§ **To be done**: Pictures stay out of the copy; restate everything else in the material exactly.

··· Information shown ···

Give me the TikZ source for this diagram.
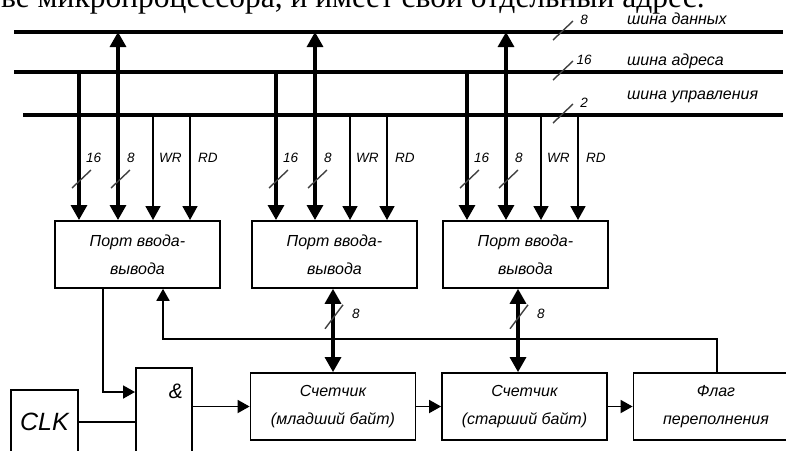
\documentclass[tikz,border=0pt]{standalone}
\usepackage{fontspec}
\setmainfont{Liberation Serif}
\newfontfamily\gost{Liberation Sans}
\usetikzlibrary{arrows.meta,calc}

\begin{document}
\begin{tikzpicture}[x=1pt,y=-1pt,
    bus/.style={line width=3.2pt},
    wide/.style={line width=3.2pt,-{Triangle[length=15pt,width=16pt]}},
    wide2/.style={line width=3.2pt,{Triangle[length=15pt,width=16pt]}-{Triangle[length=15pt,width=16pt]}},
    thn/.style={line width=1.8pt,-{Triangle[length=14pt,width=15pt]}},
    sm/.style={line width=1.8pt,-{Triangle[length=12pt,width=13pt]}},
    ln/.style={line width=1.8pt},
    tick/.style={line width=1.4pt,black!75},
    blk/.style={draw,line width=1.8pt,minimum width=165pt,minimum height=67pt,align=center,
        inner sep=0pt,font=\gost\itshape\fontsize{16}{28}\selectfont},
    lab/.style={font=\gost\itshape\fontsize{13.5}{15}\selectfont,inner sep=1pt},
    blab/.style={font=\gost\itshape\fontsize{16}{18}\selectfont,inner sep=0pt,anchor=west}]

\useasboundingbox (0,0) rectangle (786,450);
\clip (0,0) rectangle (786,450);

% cut line of text above the figure
\node[anchor=base west,inner sep=0pt,font=\fontsize{31.5}{34}\selectfont] (head) at (1,7)
    {ве микропроцессора, и имеет свой отдельный адрес.};

% buses
\coordinate (dbus) at (14,32);
\coordinate (abus) at (14,72);
\coordinate (cbus) at (23,115);
\coordinate (bend) at (783,0);
\coordinate (tk) at (563,0);

\foreach \b in {dbus,abus,cbus}
    \draw[bus] (\b) -- (\b -| bend);

\foreach \b/\n/\txt/\dy in {dbus/8/шина данных/-13, abus/16/шина адреса/-11, cbus/2/шина управления/-18} {
    \draw[tick] (\b -| tk) ++(-10,8) -- ++(20,-19);
    \node[lab] (n\n) at ($(\b -| tk)+(21,-12)$) {\n};
    \node[blab] (t\n) at ($(\b -| tk)+(64,\dy)$) {\txt};
}

% ports
\foreach \i/\px in {1/54,2/251,3/442} {
    \node[blk,anchor=north west] (port\i) at (\px,220) {Порт ввода-\\вывода};
    \coordinate (s16\i) at ($(port\i.north west)+(25,0)$);
    \coordinate (s8\i)  at ($(port\i.north west)+(64,0)$);
    \coordinate (swr\i) at ($(port\i.north west)+(99,0)$);
    \coordinate (srd\i) at ($(port\i.north west)+(136,0)$);
    \draw[wide]  (s16\i |- abus) -- (s16\i);
    \draw[wide2] (s8\i |- dbus) -- (s8\i);
    \draw[thn]   (swr\i |- cbus) -- (swr\i);
    \draw[thn]   (srd\i |- cbus) -- (srd\i);
    \draw[tick] (s16\i) ++(-7,-32) -- ++(19,-18);
    \draw[tick] (s8\i) ++(-7,-32) -- ++(19,-18);
    \node[lab,anchor=west] (l16\i) at ($(s16\i)+(6,-62)$) {16};
    \node[lab,anchor=west] (l8\i)  at ($(s8\i)+(8,-62)$) {8};
    \node[lab,anchor=west] (lwr\i) at ($(swr\i)+(5,-62)$) {WR};
    \node[lab,anchor=west] (lrd\i) at ($(srd\i)+(7,-62)$) {RD};
}

% lower row
\node[blk,anchor=north west,minimum width=67pt,minimum height=64pt,
      font=\gost\itshape\fontsize{25}{28}\selectfont] (clk) at (10,389) {CLK};
\node[draw,line width=1.8pt,anchor=north west,minimum width=56pt,minimum height=100pt] (gate) at (135,367) {};
\node[font=\gost\itshape\fontsize{21}{24}\selectfont,inner sep=0pt] (amp) at ($(gate.north east)+(-17,24)$) {\&};

\node[blk] (cnt1) at (333,406.5) {Счетчик\\(младший байт)};
\node[blk] (cnt2) at (524.5,406.5) {Счетчик\\(старший байт)};
\node[blk] (flag) at (716,406.5) {Флаг\\переполнения};

\draw[ln] (clk) -- (clk -| gate.west);
\draw[sm] (gate.east |- cnt1) -- (cnt1);
\draw[sm] (cnt1) -- (cnt2);
\draw[sm] (cnt2) -- (flag);

\coordinate (o1) at ($(port1.south west)+(49,0)$);
\coordinate (g1) at ($(gate.north west)+(0,25)$);
\draw[sm] (o1) -- (o1 |- g1) -- (g1);

\coordinate (f1) at ($(flag.north west)+(84,0)$);
\coordinate (fb) at ($(port1.south west)+(109,0)$);
\draw[sm] (f1) -- ++(0,-33) -| (fb);

\foreach \i/\dx/\c in {2/82/cnt1,3/76/cnt2} {
    \coordinate (d\i) at ($(port\i.south west)+(\dx,0)$);
    \draw[wide2] (d\i) -- (d\i |- \c.north);
    \draw[tick] (d\i) ++(-8,40) -- ++(18,-24);
    \node[lab,anchor=west] (ld\i) at ($(d\i)+(18,25)$) {8};
}

\end{tikzpicture}
\end{document}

···

§ **Task output**:
Give me the TikZ source for this diagram.
\documentclass[tikz,border=0pt]{standalone}
\usepackage{fontspec}
\setmainfont{Liberation Serif}
\newfontfamily\gost{Liberation Sans}
\usetikzlibrary{arrows.meta,calc}

\begin{document}
\begin{tikzpicture}[x=1pt,y=-1pt,
    bus/.style={line width=3.2pt},
    wide/.style={line width=3.2pt,-{Triangle[length=15pt,width=16pt]}},
    wide2/.style={line width=3.2pt,{Triangle[length=15pt,width=16pt]}-{Triangle[length=15pt,width=16pt]}},
    thn/.style={line width=1.8pt,-{Triangle[length=14pt,width=15pt]}},
    sm/.style={line width=1.8pt,-{Triangle[length=12pt,width=13pt]}},
    ln/.style={line width=1.8pt},
    tick/.style={line width=1.4pt,black!75},
    blk/.style={draw,line width=1.8pt,minimum width=165pt,minimum height=67pt,align=center,
        inner sep=0pt,font=\gost\itshape\fontsize{16}{28}\selectfont},
    lab/.style={font=\gost\itshape\fontsize{13.5}{15}\selectfont,inner sep=1pt},
    blab/.style={font=\gost\itshape\fontsize{16}{18}\selectfont,inner sep=0pt,anchor=west}]

\useasboundingbox (0,0) rectangle (786,450);
\clip (0,0) rectangle (786,450);

% cut line of text above the figure
\node[anchor=base west,inner sep=0pt,font=\fontsize{31.5}{34}\selectfont] (head) at (1,7)
    {ве микропроцессора, и имеет свой отдельный адрес.};

% buses
\coordinate (dbus) at (14,32);
\coordinate (abus) at (14,72);
\coordinate (cbus) at (23,115);
\coordinate (bend) at (783,0);
\coordinate (tk) at (563,0);

\foreach \b in {dbus,abus,cbus}
    \draw[bus] (\b) -- (\b -| bend);

\foreach \b/\n/\txt/\dy in {dbus/8/шина данных/-13, abus/16/шина адреса/-11, cbus/2/шина управления/-18} {
    \draw[tick] (\b -| tk) ++(-10,8) -- ++(20,-19);
    \node[lab] (n\n) at ($(\b -| tk)+(21,-12)$) {\n};
    \node[blab] (t\n) at ($(\b -| tk)+(64,\dy)$) {\txt};
}

% ports
\foreach \i/\px in {1/54,2/251,3/442} {
    \node[blk,anchor=north west] (port\i) at (\px,220) {Порт ввода-\\вывода};
    \coordinate (s16\i) at ($(port\i.north west)+(25,0)$);
    \coordinate (s8\i)  at ($(port\i.north west)+(64,0)$);
    \coordinate (swr\i) at ($(port\i.north west)+(99,0)$);
    \coordinate (srd\i) at ($(port\i.north west)+(136,0)$);
    \draw[wide]  (s16\i |- abus) -- (s16\i);
    \draw[wide2] (s8\i |- dbus) -- (s8\i);
    \draw[thn]   (swr\i |- cbus) -- (swr\i);
    \draw[thn]   (srd\i |- cbus) -- (srd\i);
    \draw[tick] (s16\i) ++(-7,-32) -- ++(19,-18);
    \draw[tick] (s8\i) ++(-7,-32) -- ++(19,-18);
    \node[lab,anchor=west] (l16\i) at ($(s16\i)+(6,-62)$) {16};
    \node[lab,anchor=west] (l8\i)  at ($(s8\i)+(8,-62)$) {8};
    \node[lab,anchor=west] (lwr\i) at ($(swr\i)+(5,-62)$) {WR};
    \node[lab,anchor=west] (lrd\i) at ($(srd\i)+(7,-62)$) {RD};
}

% lower row
\node[blk,anchor=north west,minimum width=67pt,minimum height=64pt,
      font=\gost\itshape\fontsize{25}{28}\selectfont] (clk) at (10,389) {CLK};
\node[draw,line width=1.8pt,anchor=north west,minimum width=56pt,minimum height=100pt] (gate) at (135,367) {};
\node[font=\gost\itshape\fontsize{21}{24}\selectfont,inner sep=0pt] (amp) at ($(gate.north east)+(-17,24)$) {\&};

\node[blk] (cnt1) at (333,406.5) {Счетчик\\(младший байт)};
\node[blk] (cnt2) at (524.5,406.5) {Счетчик\\(старший байт)};
\node[blk] (flag) at (716,406.5) {Флаг\\переполнения};

\draw[ln] (clk) -- (clk -| gate.west);
\draw[sm] (gate.east |- cnt1) -- (cnt1);
\draw[sm] (cnt1) -- (cnt2);
\draw[sm] (cnt2) -- (flag);

\coordinate (o1) at ($(port1.south west)+(49,0)$);
\coordinate (g1) at ($(gate.north west)+(0,25)$);
\draw[sm] (o1) -- (o1 |- g1) -- (g1);

\coordinate (f1) at ($(flag.north west)+(84,0)$);
\coordinate (fb) at ($(port1.south west)+(109,0)$);
\draw[sm] (f1) -- ++(0,-33) -| (fb);

\foreach \i/\dx/\c in {2/82/cnt1,3/76/cnt2} {
    \coordinate (d\i) at ($(port\i.south west)+(\dx,0)$);
    \draw[wide2] (d\i) -- (d\i |- \c.north);
    \draw[tick] (d\i) ++(-8,40) -- ++(18,-24);
    \node[lab,anchor=west] (ld\i) at ($(d\i)+(18,25)$) {8};
}

\end{tikzpicture}
\end{document}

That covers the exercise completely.